Where does the string "with" appear in the records? Copy every line that contains it.

--- BEGIN EXERCISE MATERIAL ---

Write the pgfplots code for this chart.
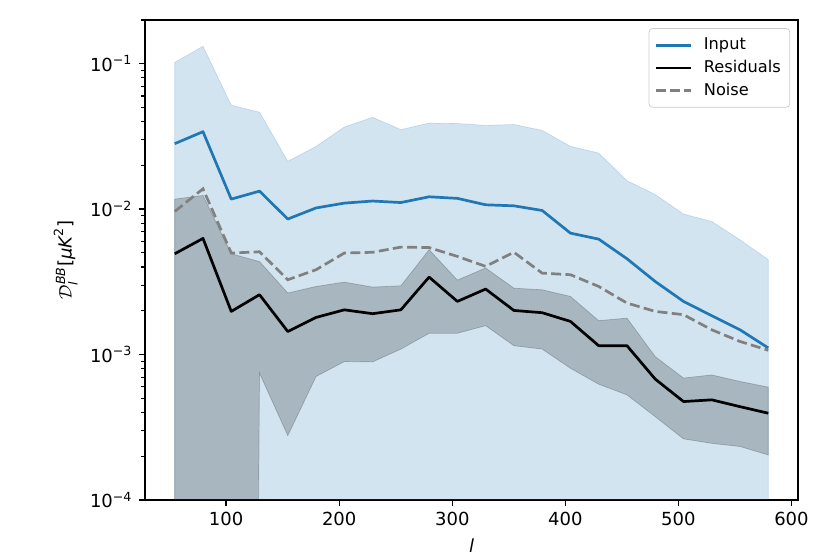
\documentclass[border=0pt]{standalone}
\usepackage{amsmath}
\usepackage{pgfplots}
\pgfplotsset{compat=1.18}
\usepackage{pgfplotstable}
\usepgfplotslibrary{fillbetween}
\usepackage{fontspec}
\setmainfont{DejaVu Sans}
\definecolor{tabblue}{HTML}{1F77B4}

% band values below the axis are stored as 1e-30 (clipped, like matplotlib)
\pgfplotstableread{
l      inp     inpup   inplo  res       resup    reslo     noise
54.5   0.0282  0.102   1e-30  0.00493   0.01172  1e-30     0.00964
79.5   0.0341  0.132   1e-30  0.00629   0.01242  1e-30     0.0138
104.5  0.01172 0.0518  1e-30  0.00198   0.00493  1e-30     0.00499
129.5  0.0133  0.0464  1e-30  0.00258   0.00436  0.000745  0.00509
154.5  0.00855 0.0213  1e-30  0.00144   0.00265  0.000277  0.00327
179.5  0.01019 0.0270  1e-30  0.00180   0.00294  0.000706  0.00383
204.5  0.0110  0.0367  1e-30  0.00203   0.00315  0.000895  0.00499
229.5  0.01137 0.0428  1e-30  0.00191   0.00291  0.00089   0.00505
254.5  0.0111  0.0352  1e-30  0.00203   0.00297  0.00109   0.00548
279.5  0.01216 0.0391  1e-30  0.00341   0.00526  0.00140   0.00544
304.5  0.01186 0.0388  1e-30  0.00232   0.00325  0.00140   0.00473
329.5  0.01071 0.0377  1e-30  0.00282   0.00394  0.00158   0.00404
354.5  0.01054 0.0382  1e-30  0.00201   0.00286  0.00115   0.00505
379.5  0.00979 0.0348  1e-30  0.00194   0.00279  0.00109   0.00363
404.5  0.00684 0.0270  1e-30  0.00169   0.00251  0.000805  0.00354
429.5  0.00622 0.0243  1e-30  0.00115   0.00171  0.000625  0.00294
454.5  0.00456 0.0157  1e-30  0.00115   0.00178  0.000528  0.00226
479.5  0.00318 0.0126  1e-30  0.000678  0.000968 0.000374  0.00198
504.5  0.00232 0.00925 1e-30  0.000475  0.000689 0.000263  0.00188
529.5  0.00185 0.00822 1e-30  0.000488  0.000724 0.000245  0.00148
554.5  0.00148 0.00615 1e-30  0.000438  0.000653 0.000233  0.00123
579.5  0.00111 0.00449 1e-30  0.000395  0.000597 0.000204  0.00107
}\spectra

\begin{document}
\begin{tikzpicture}
\begin{axis}[
    at={(0,0)}, anchor=south west,
    width=362.8pt, height=266.7pt, scale only axis,
    xmin=28.25, xmax=605.75,
    ymin=1e-4, ymax=0.2,
    ymode=log,
    xtick={100,200,300,400,500,600},
    ytick={1e-4,1e-3,1e-2,1e-1},
    yticklabels={{10\textsuperscript{−4}},{10\textsuperscript{−3}},{10\textsuperscript{−2}},{10\textsuperscript{−1}}},
    minor ytick={2e-4,3e-4,4e-4,5e-4,6e-4,7e-4,8e-4,9e-4,
                 2e-3,3e-3,4e-3,5e-3,6e-3,7e-3,8e-3,9e-3,
                 2e-2,3e-2,4e-2,5e-2,6e-2,7e-2,8e-2,9e-2,2e-1},
    tick align=outside, tick pos=left,
    major tick length=3.5pt, minor tick length=2pt,
    major tick style={black, line width=0.8pt},
    minor tick style={black, line width=0.6pt},
    axis line style={line width=0.8pt},
    /pgf/number format/assume math mode=true,
    xlabel={\textit{l}},
    ylabel={$\mathcal{D}_{\textit{l}}^{\textit{BB}}\text{[}\textit{μK}^{\text{2}}\text{]}$},
    legend style={at={(0.988,0.983)}, anchor=north east,
        draw=black!20, rounded corners=2pt, fill=white, fill opacity=0.8,
        text opacity=1, inner xsep=3pt, inner ysep=3pt,
        row sep=0pt, font=\fontsize{9}{11}\selectfont,
        nodes={text height=6.8pt, text depth=1.8pt, inner ysep=2pt}},
    legend cell align=left,
    legend image code/.code={\draw[#1] (0pt,0pt) -- (19.5pt,0pt); \path (24pt,0pt);},
]

\addplot[name path=iu, draw=none, forget plot] table[x=l, y=inpup]{\spectra};
\addplot[name path=il, draw=none, forget plot] table[x=l, y=inplo]{\spectra};
\addplot[fill=tabblue, fill opacity=0.2, draw=tabblue, draw opacity=0.2, forget plot]
    fill between[of=iu and il];

\addplot[name path=ru, draw=none, forget plot] table[x=l, y=resup]{\spectra};
\addplot[name path=rl, draw=none, forget plot] table[x=l, y=reslo]{\spectra};
\addplot[fill=black, fill opacity=0.2, draw=black, draw opacity=0.2, forget plot]
    fill between[of=ru and rl];

\addplot[tabblue, line width=1.5pt, line join=round] table[x=l, y=inp]{\spectra};
\addlegendentry{Input}
\addplot[black, line width=1.5pt, line join=round] table[x=l, y=res]{\spectra};
\addlegendentry{Residuals}
\addplot[gray, line width=1.5pt, dash pattern=on 5.55pt off 2.4pt] table[x=l, y=noise]{\spectra};
\addlegendentry{Noise}

\end{axis}
\pgfresetboundingbox
\path[use as bounding box] (-80.6pt,-30pt) rectangle (380.6pt,277.8pt);
\end{tikzpicture}
\end{document}
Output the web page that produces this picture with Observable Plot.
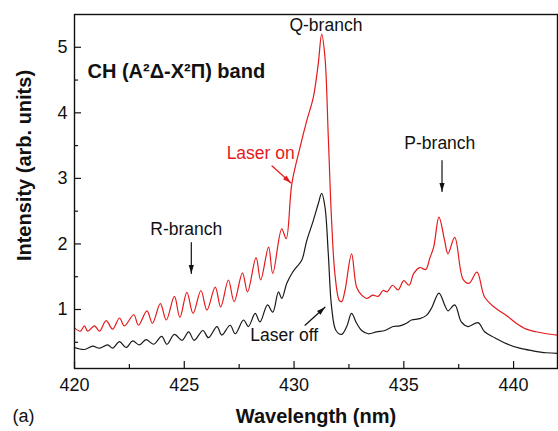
<!DOCTYPE html>
<html>
<head>
<meta charset="utf-8">
<script src="https://cdn.jsdelivr.net/npm/d3@7"></script>
<script src="https://cdn.jsdelivr.net/npm/@observablehq/plot@0.6"></script>
<style>
  body { margin: 0; background: #fff; }
  svg { font-family: "Liberation Sans", Arial, sans-serif; }
</style>
</head>
<body>
<div id="chart"></div>
<script>
// ---- Data ----
const onWavelength = [420.00,420.27,420.45,420.60,420.91,421.14,421.44,421.74,422.05,422.27,422.70,422.91,423.30,423.55,423.91,424.18,424.55,424.80,425.12,425.40,425.76,426.03,426.41,426.66,427.01,427.27,427.65,427.88,428.27,428.48,428.84,429.03,429.44,429.64,429.90,430.27,430.58,430.88,431.10,431.26,431.41,431.56,431.71,431.86,432.06,432.17,432.32,432.62,432.85,433.08,433.33,433.58,433.83,434.06,434.24,434.49,434.74,435.00,435.24,435.45,435.73,436.00,436.18,436.36,436.60,436.86,437.01,437.32,437.70,437.97,438.33,438.68,439.14,439.67,440.12,440.58,441.03,441.49,442.00];
const onIntensity = [0.72,0.67,0.75,0.67,0.75,0.67,0.83,0.70,0.87,0.75,0.92,0.76,0.98,0.79,1.09,0.84,1.20,0.88,1.26,0.94,1.29,0.99,1.34,1.04,1.45,1.12,1.56,1.27,1.79,1.45,1.95,1.55,2.23,2.08,2.92,3.47,3.88,4.24,4.74,5.20,4.84,3.63,2.36,1.55,1.14,1.12,1.29,1.85,1.34,1.22,1.17,1.22,1.20,1.29,1.27,1.37,1.30,1.44,1.37,1.55,1.64,1.61,1.78,1.95,2.41,2.05,1.85,2.10,1.46,1.40,1.57,1.19,1.03,0.91,0.79,0.70,0.66,0.63,0.61];
const offWavelength = [420.00,420.45,420.83,421.14,421.51,421.74,422.05,422.35,422.65,422.95,423.26,423.60,423.97,424.21,424.55,424.90,425.20,425.45,425.85,426.10,426.49,426.71,427.09,427.32,427.70,427.92,428.23,428.45,428.79,429.03,429.29,429.44,429.67,429.90,430.12,430.35,430.58,430.88,431.10,431.26,431.41,431.56,431.71,431.91,432.17,432.40,432.62,432.85,433.08,433.38,433.76,434.14,434.51,434.82,435.12,435.35,435.73,436.03,436.26,436.60,436.86,437.01,437.32,437.62,437.92,438.38,438.68,439.14,439.67,440.27,440.88,441.49,442.00];
const offIntensity = [0.42,0.39,0.44,0.41,0.46,0.41,0.51,0.42,0.52,0.46,0.54,0.47,0.59,0.47,0.62,0.53,0.66,0.53,0.68,0.57,0.74,0.61,0.76,0.63,0.84,0.74,0.94,0.81,1.07,0.96,1.27,1.17,1.40,1.55,1.65,1.75,2.05,2.36,2.61,2.77,2.56,1.85,1.04,0.68,0.62,0.74,0.94,0.79,0.68,0.63,0.66,0.68,0.74,0.75,0.79,0.84,0.86,0.91,1.02,1.25,1.07,0.98,1.07,0.81,0.74,0.80,0.66,0.57,0.48,0.41,0.37,0.34,0.33];

const xMajorTicks = [420, 425, 430, 435, 440];
const xMinorTicks = [422.5, 427.5, 432.5, 437.5];
const yMajorTicks = [1, 2, 3, 4, 5];
const yMinorTicks = [0.5, 1.5, 2.5, 3.5, 4.5];

const labelText = ["Q-branch", "P-branch", "R-branch", "Laser off"];
const labelX = [431.45, 436.64, 425.09, 429.55];
const labelY = [5.34, 3.53, 2.22, 0.61];

const laserOnText = ["Laser on"];
const laserOnX = [428.48];
const laserOnY = [3.38];

const bandText = ["CH (A²Δ-X²Π) band"];
const bandX = [420.59];
const bandY = [4.63];

const arrowName = ["on", "P", "R", "off"];
const arrowX1 = [429.00, 436.74, 425.32, 430.50];
const arrowY1 = [3.19, 3.27, 2.02, 0.76];
const arrowX2 = [429.86, 436.74, 425.32, 431.41];
const arrowY2 = [2.93, 2.80, 1.55, 1.035];

// ---- Build tables ----
const spectra = [
  ...onWavelength.map((w, i) => ({wavelength: w, intensity: onIntensity[i], series: "Laser on"})),
  ...offWavelength.map((w, i) => ({wavelength: w, intensity: offIntensity[i], series: "Laser off"}))
];
const labels = labelText.map((t, i) => ({text: t, x: labelX[i], y: labelY[i]}));
const laserOn = laserOnText.map((t, i) => ({text: t, x: laserOnX[i], y: laserOnY[i]}));
const band = bandText.map((t, i) => ({text: t, x: bandX[i], y: bandY[i]}));
const arrows = arrowName.map((n, i) => ({name: n, x1: arrowX1[i], y1: arrowY1[i], x2: arrowX2[i], y2: arrowY2[i]}));

// ---- Layout ----
const W = 558, H = 431;
const mL = 74, mR = 1, mT = 14, mB = 63;
const xDomain = [420, 442], yDomain = [0.1, 5.5];
const innerW = W - mL - mR, innerH = H - mT - mB;
const RED = "#e41a1c", INK = "#111";

const xs = Plot.scale({x: {domain: xDomain, range: [mL, W - mR]}});
const ys = Plot.scale({y: {domain: yDomain, range: [H - mB, mT]}});

// filled arrow head with its tip at the origin, pointing up
const headShape = {
  draw(ctx, size) {
    const r = Math.sqrt(size / Math.PI);
    ctx.moveTo(0, 0);
    ctx.lineTo(-0.65 * r, 2.1 * r);
    ctx.lineTo(0.65 * r, 2.1 * r);
    ctx.closePath();
  }
};

function arrowMarks(a, color) {
  const dx = xs.apply(a.x2) - xs.apply(a.x1);
  const dy = ys.apply(a.y2) - ys.apply(a.y1);
  const angle = Math.atan2(dx, -dy) * 180 / Math.PI;
  return [
    Plot.arrow([a], {x1: "x1", y1: "y1", x2: "x2", y2: "y2", headLength: 0, stroke: color, strokeWidth: 1.2}),
    Plot.dot([a], {x: "x2", y: "y2", symbol: headShape, r: 4, fill: color, stroke: "none", rotate: angle})
  ];
}

const chart = Plot.plot({
  width: W, height: H,
  marginLeft: mL, marginRight: mR, marginTop: mT, marginBottom: mB,
  style: {fontFamily: '"Liberation Sans", Arial, sans-serif', color: INK, background: "#fff"},
  x: {domain: xDomain, label: null},
  y: {domain: yDomain, label: null},
  marks: [
    // axes labels only
    Plot.axisX(xMajorTicks, {tickSize: 0, tickPadding: 10, fontSize: 18, label: null, tickFormat: d => String(d)}),
    Plot.axisY(yMajorTicks, {tickSize: 0, tickPadding: 7, fontSize: 18, label: null, tickFormat: d => String(d)}),
    // inward ticks
    Plot.tickX(xMajorTicks, {x: d => d, insetTop: innerH - 7, stroke: INK, strokeWidth: 1.2}),
    Plot.tickX(xMinorTicks, {x: d => d, insetTop: innerH - 4, stroke: INK, strokeWidth: 1.2}),
    Plot.tickY(yMajorTicks, {y: d => d, insetRight: innerW - 7, stroke: INK, strokeWidth: 1.2}),
    Plot.tickY(yMinorTicks, {y: d => d, insetRight: innerW - 4, stroke: INK, strokeWidth: 1.2}),
    // spectra
    Plot.line(spectra.filter(d => d.series === "Laser off"), {x: "wavelength", y: "intensity", stroke: "#1a1a1a", strokeWidth: 1.2, curve: "catmull-rom"}),
    Plot.line(spectra.filter(d => d.series === "Laser on"), {x: "wavelength", y: "intensity", stroke: RED, strokeWidth: 1.2, curve: "catmull-rom"}),
    Plot.frame({stroke: INK, strokeWidth: 1.4}),
    // annotations
    Plot.text(band, {x: "x", y: "y", text: "text", textAnchor: "start", fontSize: 20, fontWeight: "bold", fill: INK}),
    Plot.text(labels, {x: "x", y: "y", text: "text", fontSize: 17.5, fill: INK}),
    Plot.text(laserOn, {x: "x", y: "y", text: "text", fontSize: 17.5, fill: RED}),
    ...arrowMarks(arrows[0], RED),
    ...arrowMarks(arrows[1], INK),
    ...arrowMarks(arrows[2], INK),
    ...arrowMarks(arrows[3], INK),
    // axis titles
    Plot.text(["Wavelength (nm)"], {frameAnchor: "bottom", dy: 48, textAnchor: "middle", lineAnchor: "middle", fontSize: 20, fontWeight: "bold", fill: INK}),
    Plot.text(["Intensity (arb. units)"], {frameAnchor: "left", dx: -50, dy: -26, rotate: -90, textAnchor: "middle", lineAnchor: "middle", fontSize: 20, fontWeight: "bold", fill: INK}),
    Plot.text(["(a)"], {frameAnchor: "bottom-left", dx: -62, dy: 48, textAnchor: "start", lineAnchor: "middle", fontSize: 18, fill: INK})
  ]
});
document.getElementById("chart").appendChild(chart);
</script>
</body>
</html>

--- END EXERCISE MATERIAL ---

**TASK RESPONSE:**
Output the web page that produces this picture with Observable Plot.
// filled arrow head with its tip at the origin, pointing up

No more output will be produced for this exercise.